- Published: September 26, 2022
- Updated: September 26, 2022
- University / College: Dartmouth College
- Language: English
- Downloads: 5
Dear America, I am an African American 16 year old growing up as a minority in suburbia and I have something to say – from my experience – about the reading curriculum of my school. Before I state my principle issue, I will come out now to say that I am grateful for what I have and that I am very patriotic – but patriotism does not mean glorifying every aspect of America. I am proud to call myself an African-American, to admit that I come from and grew up in America, but it seems that America is not proud of us. For a country that has had centuries of systematically implemented racism, there is too much denial and willingness to forget about it only 60 years later. Especially since you, America, never appropriately fulfilled your promises or compensated us after signing for emancipation and one-hundred years later signing for desegregation, among other things.

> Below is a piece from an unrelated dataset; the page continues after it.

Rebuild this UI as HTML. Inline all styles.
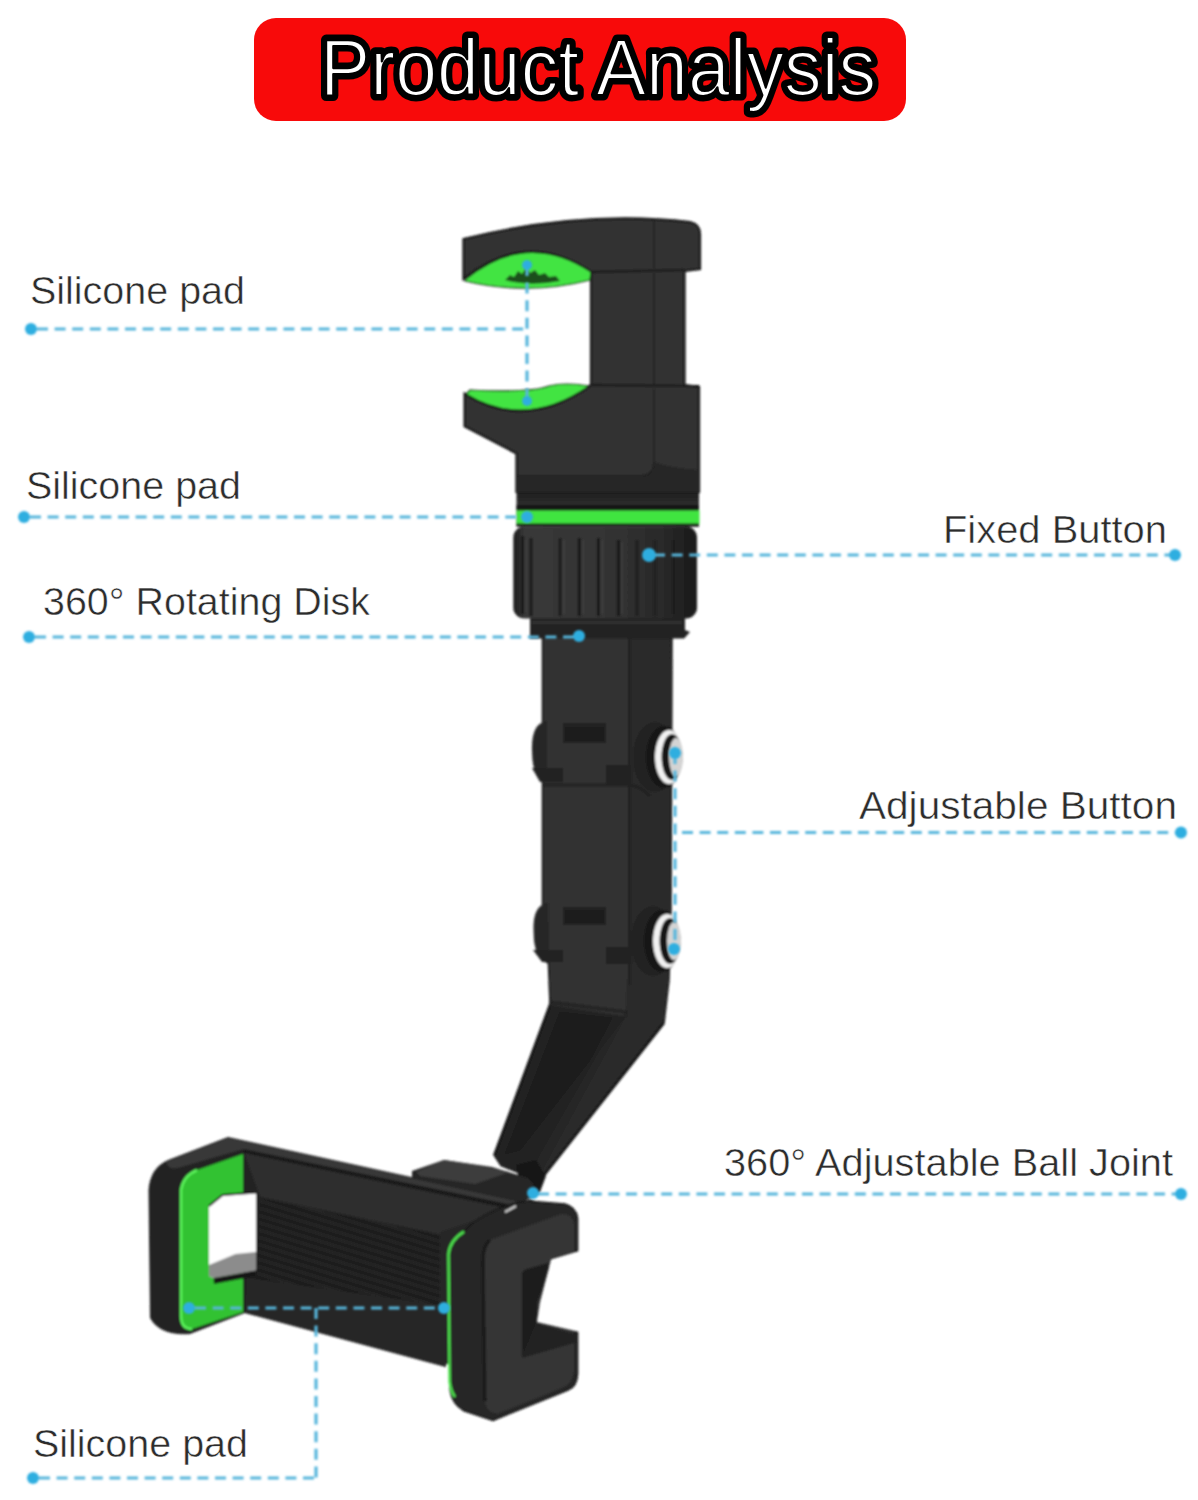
<!DOCTYPE html>
<html><head><meta charset="utf-8">
<style>
html,body{margin:0;padding:0;background:#fff;width:1198px;height:1500px;overflow:hidden}
svg{display:block}
.lb{font-family:"Liberation Sans",sans-serif;font-size:39.5px;fill:#2c2c2c;stroke:#fff;stroke-width:0.5px}
.ttl{font-family:"Liberation Sans",sans-serif;font-size:80px;fill:#fff;stroke:#000;stroke-width:11px;paint-order:stroke fill;stroke-linejoin:round}
.ttl2{font-family:"Liberation Sans",sans-serif;font-size:80px;fill:#fff;stroke:#000;stroke-width:2.2px;stroke-linejoin:round}
.dl{stroke:#56b6dc;stroke-width:3.2;stroke-dasharray:11 6.6;fill:none}
.dt{fill:#2eaee0}
</style></head>
<body>
<svg width="1198" height="1500" viewBox="0 0 1198 1500">
<defs><filter id="soft" x="-1%" y="-1%" width="102%" height="102%"><feGaussianBlur stdDeviation="0.8"/></filter></defs>
<rect x="0" y="0" width="1198" height="1500" fill="#fff"/>
<!-- banner -->
<rect x="254" y="18" width="652" height="103" rx="22" ry="22" fill="#f80a0a"/>
<text class="ttl" x="320" y="95" textLength="556" lengthAdjust="spacingAndGlyphs">Product Analysis</text>
<text class="ttl2" x="320" y="95" textLength="556" lengthAdjust="spacingAndGlyphs">Product Analysis</text>

<!-- PRODUCT -->
<g id="product" filter="url(#soft)">
<defs>
<linearGradient id="gKnob" x1="0" x2="1" y1="0" y2="0">
<stop offset="0" stop-color="#1a1a1a"/><stop offset="0.06" stop-color="#383838"/><stop offset="0.45" stop-color="#353535"/><stop offset="0.8" stop-color="#2a2a2a"/><stop offset="1" stop-color="#1a1a1a"/>
</linearGradient>
<linearGradient id="gRing" x1="0" x2="0" y1="0" y2="1">
<stop offset="0" stop-color="#1d1d1d"/><stop offset="0.5" stop-color="#323232"/><stop offset="1" stop-color="#232323"/>
</linearGradient>
<linearGradient id="gCol" x1="0" x2="0" y1="0" y2="1">
<stop offset="0" stop-color="#232323"/><stop offset="0.3" stop-color="#313131"/><stop offset="1" stop-color="#1d1d1d"/>
</linearGradient>
<pattern id="carbon" width="9" height="7" patternUnits="userSpaceOnUse" patternTransform="rotate(17)">
<rect width="9" height="7" fill="#1d1d1d"/>
<rect y="0" width="9" height="3" fill="#252525"/>
</pattern>
</defs>

<!-- ===== ARM ===== -->
<!-- upper arm -->
<path d="M542.5,636 L672,636 L671,913 L669,980 L664,1023.6 L540,1181 L501,1165.6 L494,1155 L550,1004 L548.4,963 L542.5,960 Z" fill="#303030" stroke="#181818" stroke-width="1.5"/>
<!-- right face -->
<path d="M631,637 L671,637 L670,913 L668,980 L663,1023.6 L540,1180 L537.8,1178 L625.5,1016.6 L627,985 L631,960 Z" fill="#292929"/>
<path d="M629.5,637 L629.5,985" stroke="#202020" stroke-width="2.5"/>
<!-- lower front face step -->
<path d="M549,1002 L626,1012 L626,1017" stroke="#232323" stroke-width="3" fill="none"/>
<!-- elbow diagonal front face -->
<path d="M550,1005 L625.5,1016.6 L537.8,1178 L501,1165.6 L494.5,1155 Z" fill="#202020"/>
<path d="M560,1012 L612,1018 L590,1060 L520,1150 L505,1154 Z" fill="#1a1a1a"/>
<path d="M625.5,1016.6 L537.8,1178 L530,1172 L600,1050 Z" fill="#272727"/>
<path d="M550,1005 L494.5,1155" stroke="#141414" stroke-width="2.5"/>
<path d="M663,1023.6 L540,1180" stroke="#161616" stroke-width="2.5"/>
<!-- joint 1 -->
<path d="M547,721 Q531,723 532,751 Q532,779 547,782 Z" fill="#272727"/>
<rect x="563" y="723" width="43" height="20" fill="#202020"/>
<rect x="565" y="727" width="39" height="14" fill="#1a1a1a"/>
<path d="M532,768 L563,768 L563,782 L540,782 Z" fill="#232323"/>
<path d="M606,765 L632,765 L632,783 L606,783 Z" fill="#232323"/>
<path d="M542.5,785 L630,785 Q640,786 650,796" stroke="#212121" stroke-width="3" fill="none"/>
<!-- joint 2 -->
<path d="M548,903 Q532,905 533.6,932 Q533.6,960 549,963 Z" fill="#272727"/>
<rect x="563" y="907" width="43" height="18" fill="#202020"/>
<rect x="565" y="910" width="39" height="13" fill="#1a1a1a"/>
<path d="M533,950 L563,950 L563,962 L542,962 Z" fill="#232323"/>
<path d="M606,947 L632,947 L632,964 L606,964 Z" fill="#232323"/>
<!-- buttons -->
<g>
<ellipse cx="655" cy="757" rx="22" ry="35" fill="#242424"/>
<ellipse cx="664" cy="757" rx="18" ry="31" fill="#151515"/>
<ellipse cx="669" cy="757" rx="14" ry="27" fill="#f2f2f2"/>
<ellipse cx="672" cy="757" rx="10.5" ry="23" fill="#141414"/>
<ellipse cx="676" cy="757" rx="7" ry="19" fill="#d4d4d4"/>
</g>
<g>
<ellipse cx="653" cy="941" rx="22" ry="35" fill="#242424"/>
<ellipse cx="662" cy="941" rx="18" ry="31" fill="#151515"/>
<ellipse cx="667" cy="941" rx="14" ry="27" fill="#f2f2f2"/>
<ellipse cx="670" cy="941" rx="10.5" ry="23" fill="#141414"/>
<ellipse cx="674" cy="941" rx="7" ry="19" fill="#d4d4d4"/>
</g>

<!-- collar under knob -->
<path d="M530,618 L685,618 L685,630 L690,632 L684,638.5 L530,638.5 Z" fill="#202020"/>
<rect x="532" y="621" width="150" height="3" fill="#313131"/>

<!-- ===== CLAMP ===== -->
<path d="M463.5,239 C520,225 600,212 690,222 Q700,224 700,234 L700,269 L684.5,271 L684.5,385 L699,387 L699,492 L516.5,492 L516.5,453.4 L464.6,426.3 L464.6,393.7 Q525.4,431.8 591,385 L591,272 Q526,228.5 463.5,279 Z" fill="#333333" stroke="#161616" stroke-width="2.2"/>
<!-- seams -->
<path d="M654,221 L654,268" stroke="#252525" stroke-width="2"/>
<path d="M654,273 L654,384" stroke="#272727" stroke-width="2"/>
<path d="M591,272 L684.5,270" stroke="#181818" stroke-width="2"/>
<path d="M591,385 L699,386" stroke="#181818" stroke-width="2"/>
<path d="M654,389 L654,462" stroke="#282828" stroke-width="2"/><path d="M654,462 Q654,476 640,476 L516.5,476 L516.5,492 L699,492 L699,470 Q670,468 654,462 Z" fill="#272727"/>
<path d="M516.5,476 L640,476 Q654,476 654,462" stroke="#202020" stroke-width="2" fill="none"/>
<!-- green top pad -->
<path d="M465,280 Q526,229 591,272 L590,280 Q527,296 465,281 Z" fill="#43e443" stroke="#161616" stroke-width="1.2"/>
<path d="M505,280 L510,275 L514,277 L518,271 L522,274 L526,268 L530,273 L535,270 L539,275 L545,273 L549,277 L556,276 L560,281 Q530,287 505,280 Z" fill="#1e4f1e"/>
<!-- green bottom pad -->
<path d="M466,394 Q525.4,430 589,386 Q565,382 549,386 Q532,393 470,390 Z" fill="#43e443" stroke="#161616" stroke-width="1.2"/>

<!-- ring -->
<rect x="516.5" y="492" width="182.5" height="34" fill="url(#gRing)"/>
<rect x="516.5" y="505" width="182.5" height="5.5" fill="#121212"/>
<rect x="516.5" y="510.5" width="183" height="13.2" fill="#40e440"/>
<rect x="516.5" y="523.7" width="182.5" height="3" fill="#121212"/>
<!-- knob -->
<rect x="513.3" y="526.5" width="183.7" height="92" rx="11" ry="11" fill="url(#gKnob)"/>
<g stroke="#151515" stroke-width="3">
<path d="M522.5,536 V614"/><path d="M531,538 V616"/><path d="M560,538 V616"/><path d="M579.3,538 V616"/><path d="M598.5,538 V616"/><path d="M618.5,540 V616"/>
</g>
<g stroke="#1c1c1c" stroke-width="2.5">
<path d="M637,540 V616"/><path d="M655,540 V616"/><path d="M673.6,540 V614"/><path d="M687,538 V612"/>
</g>
<g stroke="#3e3e3e" stroke-width="2">
<path d="M526,540 V612"/><path d="M563.5,540 V614"/><path d="M583,540 V614"/><path d="M602,540 V614"/><path d="M622,542 V614"/>
</g>

<!-- ===== HOLDER ===== -->
<!-- ball joint -->
<path d="M516,1165 L536,1160 L546,1176 L540,1192 L522,1196 Z" fill="#191919"/>
<!-- ball mount block -->
<path d="M412,1171 L444,1160 L492,1167 L528,1178 L540,1192 L520,1204 L412,1182 Z" fill="#252525"/>
<path d="M416,1172 L444,1160 L475,1165 L509.5,1172 L475,1184 L420,1176 Z" fill="#3c3c3c"/>
<!-- frame silhouette -->
<path d="M228,1137 L516.5,1200 L521,1206 L516,1213 L472,1224 L447,1236 L446,1367 L245,1313 L190,1334 Q160,1336 150,1318 L148.5,1190 Q150,1168 168,1160 Z" fill="#202020"/>
<!-- frame top surface -->
<path d="M228,1138 L516.5,1201 L516,1206 L244,1149 L178,1168 Q168,1170 166,1162 Z" fill="#393939"/>
<path d="M244,1151 L516,1207.5" stroke="#151515" stroke-width="2.5"/>
<!-- inner top wall -->
<path d="M244,1153 L500,1207 L470,1224 L447,1236 L260,1197 Z" fill="#2f2f2f"/>
<!-- carbon -->
<path d="M257,1197 L447,1236 L447,1306 L247,1278 L257,1276 Z" fill="url(#carbon)"/>
<!-- lower panel -->
<path d="M247,1278 L447,1306 L446,1367 L245,1313 Z" fill="#252525"/>
<!-- inner wall strip between green and carbon -->
<path d="M243,1154 L260,1197 L257,1276 L247,1278 L245,1313 L243,1313 Z" fill="#232323"/>
<!-- left green pad -->
<path d="M243,1154 L243,1312 L192,1329 Q181,1329 181,1316 L181,1190 Q183,1176 197,1170 Z" fill="#30c230"/>
<path d="M197,1170 Q183,1176 181,1190 L181,1316 Q181,1329 192,1329" stroke="#5cf55c" stroke-width="2.5" fill="none"/>
<!-- window -->
<path d="M209,1206 L222.6,1195 L256,1192.5 L256,1270 L213.5,1278 L209,1276 Z" fill="#fff"/>
<path d="M209,1265 L235.5,1254 L256,1252 L256,1270.6 L213.5,1278 L209,1276 Z" fill="#8c8c8c"/>
<path d="M213.5,1278 L256,1270.6 L256,1276 L214,1284 Z" fill="#161616"/>
<path d="M209,1206 L222.6,1195 L256,1192.5" stroke="#161616" stroke-width="2" fill="none"/>
<!-- right C piece -->
<path d="M440,1232 L500,1212 L516,1206 L530,1199 L540,1203 L500,1262 L460,1262 L460,1366 L440,1363 Z" fill="#262626"/>
<path d="M472,1223.6 Q500,1204 527,1201 L564.8,1204 Q576,1207 577.6,1218 L577.6,1250.8 L550.4,1258.8 L539.2,1302 L536,1322.8 L577.6,1332.4 L577.6,1374 Q577,1387 568,1390 L493,1420.4 L464,1410.8 Q452,1404 450,1390 L448,1254 Q450,1238 464,1231.6 Z" fill="#262626" stroke="#141414" stroke-width="1.5"/>
<path d="M490,1240 L561,1214 Q572,1213 574,1224 L574,1251.8 L550.4,1258.8 L539.2,1302 L536,1322.8 L574,1331.5 L574,1372 Q572,1384 562,1388 L500,1413 Q487,1415 485,1401 L483,1262 Q483,1246 490,1240 Z" fill="#363636"/>
<path d="M485,1401 L483,1262 Q483,1246 490,1240" stroke="#191919" stroke-width="3" fill="none"/>
<path d="M522,1274 Q522,1270 527,1269 L548.6,1262.7 L548.6,1269 L537.3,1302.8 L536.4,1323.4 L522,1358 Z" fill="#1c1c1c"/>
<path d="M536.4,1323.4 L577.5,1334.6 L577.5,1342 L522,1358 Z" fill="#222"/>
<path d="M464,1231.6 Q450,1240 448.5,1254 L449.6,1382 Q451,1392 455,1397" stroke="#4ee34e" stroke-width="2.5" fill="none"/>
<path d="M505,1212 L516,1206" stroke="#cfcfcf" stroke-width="2"/>
</g>

<!-- labels -->
<text class="lb" x="30" y="304" textLength="215" lengthAdjust="spacingAndGlyphs">Silicone pad</text>
<text class="lb" x="26" y="498.5" textLength="215" lengthAdjust="spacingAndGlyphs">Silicone pad</text>
<text class="lb" x="43" y="615" textLength="327" lengthAdjust="spacingAndGlyphs">360° Rotating Disk</text>
<text class="lb" x="943" y="543" textLength="224" lengthAdjust="spacingAndGlyphs">Fixed Button</text>
<text class="lb" x="859" y="819" textLength="318" lengthAdjust="spacingAndGlyphs">Adjustable Button</text>
<text class="lb" x="724" y="1176" textLength="449" lengthAdjust="spacingAndGlyphs">360° Adjustable Ball Joint</text>
<text class="lb" x="33" y="1457" textLength="215" lengthAdjust="spacingAndGlyphs">Silicone pad</text>

<!-- dashed lines -->
<g filter="url(#soft)">
<path class="dl" d="M37 329H527"/>
<path class="dl" d="M527 265V401"/>
<path class="dl" d="M30 517H527"/>
<path class="dl" d="M35 637H579"/>
<path class="dl" d="M654 555H1175"/>
<path class="dl" d="M682 832.5H1181"/>
<path class="dl" d="M675 753V949"/>
<path class="dl" d="M538 1194H1181"/>
<path class="dl" d="M195 1308H444"/>
<path class="dl" d="M316 1308V1478"/>
<path class="dl" d="M39 1478H316"/>
<circle class="dt" cx="31" cy="329" r="6"/>
<circle class="dt" cx="527" cy="265" r="5"/>
<circle class="dt" cx="527" cy="401" r="5"/>
<circle class="dt" cx="24" cy="517" r="6"/>
<circle class="dt" cx="527" cy="517" r="6"/>
<circle class="dt" cx="29" cy="637" r="6"/>
<circle class="dt" cx="579" cy="636" r="6"/>
<circle class="dt" cx="649" cy="555" r="7"/>
<circle class="dt" cx="1175" cy="555" r="6"/>
<circle class="dt" cx="1181" cy="832.5" r="6"/>
<circle class="dt" cx="675" cy="753" r="6"/>
<circle class="dt" cx="674" cy="949" r="6"/>
<circle class="dt" cx="533" cy="1193" r="6"/>
<circle class="dt" cx="1181" cy="1194" r="6"/>
<circle class="dt" cx="189" cy="1308" r="6"/>
<circle class="dt" cx="444" cy="1308" r="6"/>
<circle class="dt" cx="33" cy="1478" r="6"/>
</g>
</svg>
</body></html>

Yes, it was a huge step forward for us to have our rights written on paper for the entire country to see, but that clearly was not enough. If it were that easy – just to sign a piece of paper and have an entire country comply – I wouldn’t be writing this letter today, January 19th, 2015, Martin Luther King Jr. Day. I’m not writing this to list examples of racism in our society today (although I could, and it would last for pages). I’m writing this because you, America, need to stop denying our history, and accept the fact that this country has a long way to go before racism is over. I don’t even think racism will ever be over, but that doesn’t mean we can’t try to end it.
So how does any of this relate back to my school’s reading curriculum? I’m sick of reading stories from the perspective of rich white people. I’m sick of seeing only one-dimensional stereotypical characters in the novels we read to represent an entire race. I’m sick of people saying Huck Finn and To Kill a Mockingbird are representative of my race. Yes, they address racism – but from a white perspective. I understand that the House of Mirth addresses sexism – but only for white women. Our curriculum doesn’t touch the harsh realities black men and women faced in the centuries of systematic racism in America, and to be quite frank, it pisses me off when people claim it does.
IT DOESN’T, but it needs to. Our history and our experiences are overlooked by society when they need to be addressed – now more than ever. We tell kids to learn how to walk in other peoples’ shoes, but then we don’t give them opportunities to. Reading books from diverse perspectives will give all of us a chance to walk in everyone’s shoes. I never realized until this year that what we see in the media and what we read in books has the strongest influence on the extent we go to try to understand another person’s perspective. My voice cannot speak for my entire race, nor can any one voice, but the voices of our past and our present, collected, can speak out with us if we’d let them.
Sincerely, 16-year old African American P. S This isn’t just about my race. We need the perspective of every minority in America to be represented in our education.